University of Chicago, J.D., 2012 Ready to Kickstart your LSAT Prep? Join the LSAT Mastermind Study Group


  1. Hi there,

    Awesome blog! I’ve read quite a few of the articles and they’ve been very helpful. I’m an undergrad currently (junior), and I had this weird desire to take the LSAT back in December (probably way too early, but it didn’t happen anyway). Why I ended up not taking it in December is because I didn’t even know where to start, despite having a ton of prep materials. My question is this: What does a successful LSAT study session consist of? What should you have achieved at the end of a 3-hour stint? I’ve read my prep materials and worked through a lot of the questions, but it feels like there should be more to it. Would doubling up on practice tests be a good way to feel like I’m getting somewhere? As a self-taught LSAT prep student, it just doesn’t feel like there’s a whole lot of structure to the way I’m going about things. (Thankfully, I have plenty of time to prep the right way.) Thanks for the help!

    • Hi Chelsea. Definitely read our post on getting started with the LSAT. That’s a pretty thorough tour.

      Study sessions are going to look different depending on where you are in your study. At first you will be working through books our using a course to learn techniques. After that, your focus shifts to practicing the problems.

      There really isn’t more to it than that. You just learn the techniques and then practice them until they are ingrained. In that sense, it may not feel like you’ve accomplished as much as you might if you are learning a language or doing something else that requires a lot of memorization. Other than the techniques you’ll learn at the beginning, you aren’t trying to accumulate knowledge, you are trying to hone a skill.

      Think of it like getting better at skiing. You probably won’t notice improvements every time you hit the slopes. The progress is going to come over time.

      Don’t double up on pts. That would probably be too much. Instead, make sure you review all your questions properly, log your errors, and focus in on weaknesses. We discuss reviewing preptests here:

  2. Hello,

    I’m a URM applicant, and I would like to apply to law school this cycle. Unfortunately, I did not do well on the December 2013 LSAT. I scored between a 152 and 156. However, my highest practice test scores ranged from 158-160. I am hoping to score better on the Feb. exam. I have not submitted any applications to date. Do I have a chance this cycle? I would like to be admitted to a T-6 school. I have approx. 4 years of work experience at a federal agency and a was awarded a prestigious fellowship (think Fulbright or Watson). What should be my strategy moving forward? Your help is most appreciated.


    • Hi Rhonda,

      That’s a tough break getting below your practice average. It happens all the time though, so don’t worry. You can bounce back.

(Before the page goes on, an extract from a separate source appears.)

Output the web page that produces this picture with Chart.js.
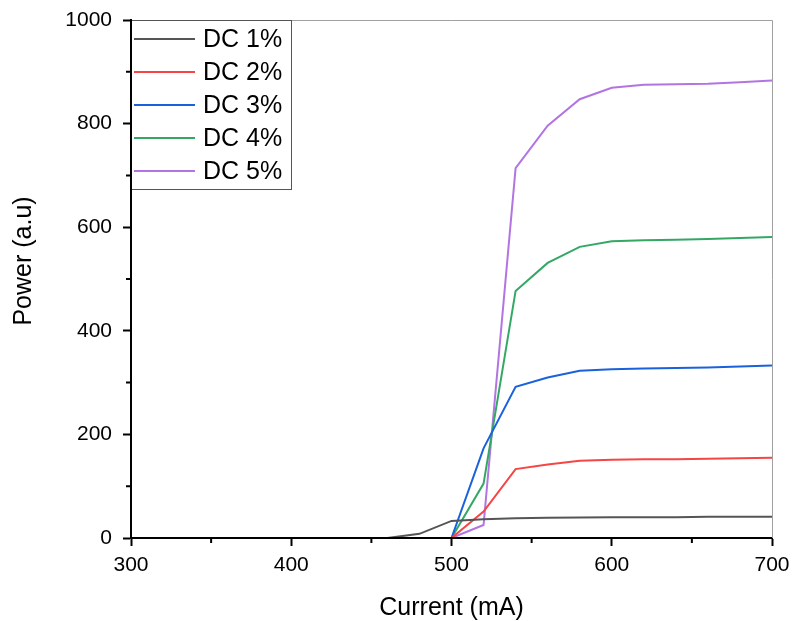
<!DOCTYPE html>
<html lang="en">
<head>
  <meta charset="UTF-8">
  <title>Power vs Current</title>
  <script src="https://cdn.jsdelivr.net/npm/chart.js"></script>
  <style>
    html, body { margin: 0; padding: 0; background: #fff; }
    canvas { display: block; }
  </style>
</head>
<body>
  <canvas id="grafica" width="792" height="621"></canvas>

  <script>
    // corriente (mA)
    const corriente = [300, 320, 340, 360, 380, 400, 420, 440, 460, 480, 500,
                       520, 540, 560, 580, 600, 620, 640, 660, 680, 700];

    const dc1 = [0, 0, 0, 0, 0, 0, 0, 0, 0, 8, 33, 36, 38, 39, 39.5, 40, 40, 40, 41, 41, 41];
    const dc2 = [0, 0, 0, 0, 0, 0, 0, 0, 0, 0, 0, 51, 133, 142, 149, 151, 152, 152, 153, 154, 155];
    const dc3 = [0, 0, 0, 0, 0, 0, 0, 0, 0, 0, 0, 173, 292, 310, 323, 326, 327, 328, 329, 331, 333];
    const dc4 = [0, 0, 0, 0, 0, 0, 0, 0, 0, 0, 0, 105, 477, 531, 562, 573, 575, 576, 577, 579, 581];
    const dc5 = [0, 0, 0, 0, 0, 0, 0, 0, 0, 0, 0, 25, 714, 796, 847, 869, 875, 876, 877, 880, 883];

    const etiquetas = ['DC 1%', 'DC 2%', 'DC 3%', 'DC 4%', 'DC 5%'];
    const colores = ['#555555', '#f54545', '#1a62dc', '#33a865', '#b274e2'];

    const series = [dc1, dc2, dc3, dc4, dc5];
    const FUENTE = '"Liberation Sans", Arial, sans-serif';

    // ticks menores, marco gris, titulo Y y leyenda dentro del area
    const extras = {
      id: 'extras',
      afterDraw(chart) {
        const ctx = chart.ctx;
        const a = chart.chartArea;
        const sx = chart.scales.x;
        const sy = chart.scales.y;
        ctx.save();

        // marco superior y derecho
        ctx.strokeStyle = '#a0a0a0';
        ctx.lineWidth = 1;
        ctx.beginPath();
        ctx.moveTo(a.left, a.top + 0.5);
        ctx.lineTo(a.right + 0.5, a.top + 0.5);
        ctx.lineTo(a.right + 0.5, a.bottom);
        ctx.stroke();

        // ticks menores
        ctx.strokeStyle = '#000';
        ctx.lineWidth = 2;
        ctx.beginPath();
        [350, 450, 550, 650].forEach(v => {
          const px = sx.getPixelForValue(v);
          ctx.moveTo(px, a.bottom);
          ctx.lineTo(px, a.bottom + 5);
        });
        [100, 300, 500, 700, 900].forEach(v => {
          const py = sy.getPixelForValue(v);
          ctx.moveTo(a.left, py);
          ctx.lineTo(a.left - 5, py);
        });
        ctx.stroke();

        // titulo eje Y
        ctx.fillStyle = '#000';
        ctx.font = '25px ' + FUENTE;
        ctx.textAlign = 'center';
        ctx.textBaseline = 'middle';
        ctx.translate(24, 261);
        ctx.rotate(-Math.PI / 2);
        ctx.fillText('Power (a.u)', 0, 0);
        ctx.setTransform(1, 0, 0, 1, 0, 0);

        // leyenda
        const x0 = a.left, y0 = a.top;
        const w = 160, h = 169;
        ctx.fillStyle = '#fff';
        ctx.fillRect(x0, y0, w, h);
        ctx.strokeStyle = '#555';
        ctx.lineWidth = 1;
        ctx.strokeRect(x0 + 0.5, y0 + 0.5, w, h);
        ctx.font = '25px ' + FUENTE;
        ctx.textAlign = 'left';
        ctx.textBaseline = 'middle';
        chart.data.datasets.forEach((ds, i) => {
          const y = y0 + 19 + i * 33;
          ctx.strokeStyle = ds.borderColor;
          ctx.lineWidth = 2;
          ctx.beginPath();
          ctx.moveTo(x0 + 3, y);
          ctx.lineTo(x0 + 64, y);
          ctx.stroke();
          ctx.fillStyle = '#000';
          ctx.fillText(ds.label, x0 + 72, y + 1);
        });

        // redibujar ejes encima
        ctx.strokeStyle = '#000';
        ctx.lineWidth = 2;
        ctx.beginPath();
        ctx.moveTo(a.left, a.top);
        ctx.lineTo(a.left, a.bottom);
        ctx.lineTo(a.right, a.bottom);
        ctx.stroke();
        ctx.restore();
      }
    };

    const ctx = document.getElementById('grafica').getContext('2d');
    new Chart(ctx, {
      type: 'line',
      data: {
        datasets: series.map((s, i) => ({
          label: etiquetas[i],
          data: corriente.map((c, j) => ({ x: c, y: s[j] })),
          borderColor: colores[i],
          backgroundColor: colores[i],
          borderWidth: 2,
          pointRadius: 0,
          tension: 0,
          fill: false
        }))
      },
      options: {
        responsive: false,
        animation: false,
        devicePixelRatio: 1,
        layout: { padding: { top: 20, right: 20, left: 0, bottom: 0 } },
        plugins: {
          legend: { display: false },
          tooltip: { enabled: false }
        },
        scales: {
          x: {
            type: 'linear',
            min: 300,
            max: 700,
            afterFit: s => { s.height = 83; s.paddingLeft = 0; s.paddingRight = 0; },
            ticks: {
              stepSize: 100,
              color: '#000',
              font: { size: 21, family: FUENTE },
              padding: 7,
              maxRotation: 0,
              callback: v => String(v)
            },
            grid: { drawOnChartArea: false, tickLength: 8, tickColor: '#000', tickWidth: 2 },
            border: { color: '#000', width: 2 },
            title: {
              display: true,
              text: 'Current (mA)',
              color: '#000',
              font: { size: 25, family: FUENTE, lineHeight: 1 },
              padding: { top: 0, bottom: 0 }
            }
          },
          y: {
            min: 0,
            max: 1000,
            afterFit: s => { s.width = 131; s.paddingTop = 0; s.paddingBottom = 0; },
            ticks: {
              stepSize: 200,
              color: '#000',
              font: { size: 21, family: FUENTE },
              padding: 11,
              callback: v => String(v)
            },
            grid: { drawOnChartArea: false, tickLength: 8, tickColor: '#000', tickWidth: 2 },
            border: { color: '#000', width: 2 },
            title: { display: false }
          }
        }
      },
      plugins: [extras]
    });
  </script>
</body>
</html>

      For a T-6 school, URM applicants generally have scores north of 160. For that reason, you may not want to take the test in Feb unless your practice scores are now solidly in the 160+ range (the higher in that range the better obviously).

      Get that good LSAT score and those great soft factors should put you in a strong position. That said, applying in spring comes with some potential problems. The big worry is that a lot of the spots are already taken, lowering your chances of admission to reach schools. Also, often many of the scholarships are given out, so you may not be getting the best financial package.

      Be aware of this and prepare yourself to wait until next cycle and reapply if you don’t get good results this cycle. Don’t worry, reapplying does not hurt your chances.

  3. hello, nice blog, and this was an interesting post! So I saw that some schools’ applications ask if we think our GPA/LSAT reflect our future academic performance at their school. I took LSAT twice, and despite my hardcore prep and higher PT scores, my second score only increased a little bit, so both my scores are in mid 160’s. Well, I mean I honestly think 166 or so doesn’t really reflect my true academic capabilities.. For my SAT, I got around 2060 or something, and my undergraduate GPA from a well-known, good state school is like all A or A+’s. So I want them to know that my past standardized test scores haven’t accurately predicted my previous academic performance. Is this something of an addendum-worthy write-up?

    • Jen,

      I would definitely not write an addendum for that. A 166 is about in the 93rd percentile for all test-takers. That’s a damn good score!

      It’s a little tough to say that a score for which you did better than 93% of the other people taking the test isn’t going to reflect your future performance. Would you be claiming you will exceed that and be in the top 5% of your class? No one can say that with any accuracy (and the LSAT is nowhere close to that strong a predictor of 1L performance to begin with). Obviously I’m making a little light of the situation, but you get my point.

      Your 2060 on the SAT puts you in only slightly higher a percentile group, and the two aren’t that susceptible to cross-comparison, so you can’t say you under-performed here compared to the SAT.

      Generally that addendum would be used for people with a low GPA who wish to argue they have become more committed to school in the interim, often by pointing to an upward grade trend or better performance in a master’s program.

      With your good GPA, I would definitely just let the numbers speak for themselves.

      One last thing: If you were consistently averaging more than a few points higher on PTs, you might consider one more go at the LSAT, particularly if the results you get applying this cycle aren’t what you hoped for.

      Best of luck and let us know if you have any other questions

  4. I’ve been pretty close to throwing in the towel because I feel like I’m just not “getting” it. But this post has motivated me! Thanks!

    • Thanks Meghan,

      Yes, I don’t know if I stressed this enough but when it starts getting hard to improve, that not when you give up. Rather, that’s where the real work begins. You can make improvements slowly with work. At that point, don’t expect to see improvements on every practice test. Focus on fixing weaknesses and you’ll see an upward trend in your practice scores over time.